The Meaning of Capitalist Elections / 2024 Wrap-Up
Learning from Alain Badiou's 2008 response to the French Presidential electoral victory of Nicolas Sarkozy + A simple end of year PSA RE: Baklava Bolshevik.
2024, for all its political evils and personal disruptions, was a year in which I finally set out to “do writing”, not as a career (come what may) but as an essential mode of thinking and expression. A certain number of years after concluding university study became one too many without a regular writing schedule facilitating sustained engagement with the art I love and hate, politics and philosophical texts and ideas. Out of this breach, Baklava Bolshevik emerged, and since getting up and running, more than 130 interesting people from around the world have joined me here. I want to send each of you my warmest thanks—when one randomly self-publishes a 3000-word philosophical essay about the Barbie movie, they never expect such a gracious response, much less active encouragement.
Between full-time employment and extensive travel in Turkey, I had the great fortune to be asked to write two book reviews for Meanjin and an essay about one of the year’s best films, Furiosa: A Mad Max Saga, for Arena. I also started a Twitter account to mingle with other writers and get the word out (we do a little posting as a treat). Speaking for myself, writing is a process that requires prolonged preparatory thought and the ordering of ideas to a particular degree of confidence before penning even an initial word, much less a paragraph. I am determined, though, to find as much such space and time as possible—it’s just something I need to do. I want to improve. Any opportunity to work with an editor is therefore precious, and something I’d like to do more of. Much of the time, however, it simply isn’t possible. During such moments, I try to stay on the horse. Sometimes, it leads to something cool, like my essay on Japanese director Ryusuke Hamaguchi’s Evil Does Not Exist, which remains the cinematic jewel of 2024.
I also wrote a lot of monthly newsletters—Reading, Watching, Listening—which enabled me to experiment with reviewing a book, a film (or, as often happened, two films) and an album each month. This was an excellent exercise for building nimbleness and provided steady practice. Still, life will always get in the way, and I feel they become rather jam-packed in a way that dilutes the importance of any single point of focus. I may still dabble in writing these occasionally, but I want them to be less regular in 2025. Instead, I’ll invest the energy and newfound space to round out pieces that could otherwise stand independently but were stuffed into thick, slightly gauche sets of “recommendations”. As a structural matter, releasing three pieces-within-a-piece via Substack every month tends to bury an individual topic of note in a “post” that seems out of date the very next month, despite being just as effortful as standalone writing.

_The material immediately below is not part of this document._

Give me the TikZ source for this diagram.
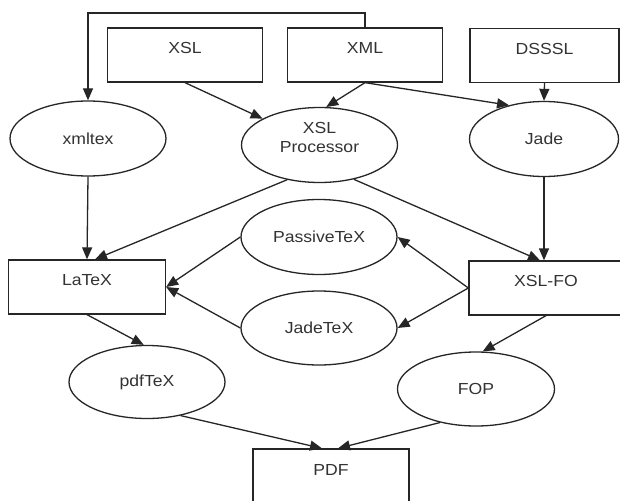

As a proof of concept, and as I’ve had so many new people join me, I’m plucking one such piece out and republishing it here for those who missed it. 2024 was a year of deepening political crisis and right-wing reaction globally, and this review of Alain Badiou’s 2008 book, The Meaning of Sarkozy, is a helpful philosophical outline of how to think about elections in modern capitalist ‘democracies’, where they generate a tremendous amount of negativity and disorientation. We saw this nowhere more than the return of Donald Trump to the White House in the world’s imperial superpower, the United States. The ideas discussed in this review were further developed in a broader essay that came on the heels of Trump’s entirely predictable resurgence, in which I linked the logic of late capitalist terrorism, screen society and elections—and called for a new paradigm of thinking about and engaging with these hegemonic phenomena. I hope this serves as a welcome to newcomers and clarifies my direction for those who have been with me a little longer.

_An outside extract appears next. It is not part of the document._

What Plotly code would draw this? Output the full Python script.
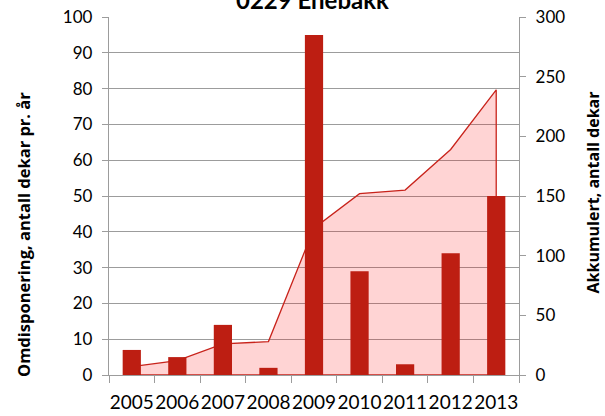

I may continue to steadily pluck and republish similar previously newslettered pieces while I work on bringing you some fresh writing. Until then, thank you again for your attention and support—I wish you all the best for 2025. Look after yourselves and each other.
Confusion, fear, and anger—these three emotions dominate individual and collective human experience today. Life is now overwhelmingly mediated by social media monopolies, which are themselves engineered to produce confusion, fear, and anger because, well, they can be highly profitable. The headline consequence of this mass affective disorder is the creeping loss of legitimacy suffered by the institutions of liberal democratic capitalism: trust is plummeting in corporate media and government with few exceptions.
This is why you hear liberal authoritarian decline managers across the ‘West’, such as Australia’s ex-Minister for Home Affairs and Labor Party member Clare O’Neil, constantly bemoaning the rise of “populism”. Yes, the Minister who until only recently presided over the country’s categorically illegal and torturous regime of racial persecution against asylum seekers is whining that her symbiotes in the domestic far-right take advantage of such signals to stoke further anti-immigrant xenophobia. She drops a line to The Guardian telling us how important it is not to listen to racialising Rightist agitators from on high, all the while unreasonably denying visas to Palestinians attempting to flee the genocide in Gaza.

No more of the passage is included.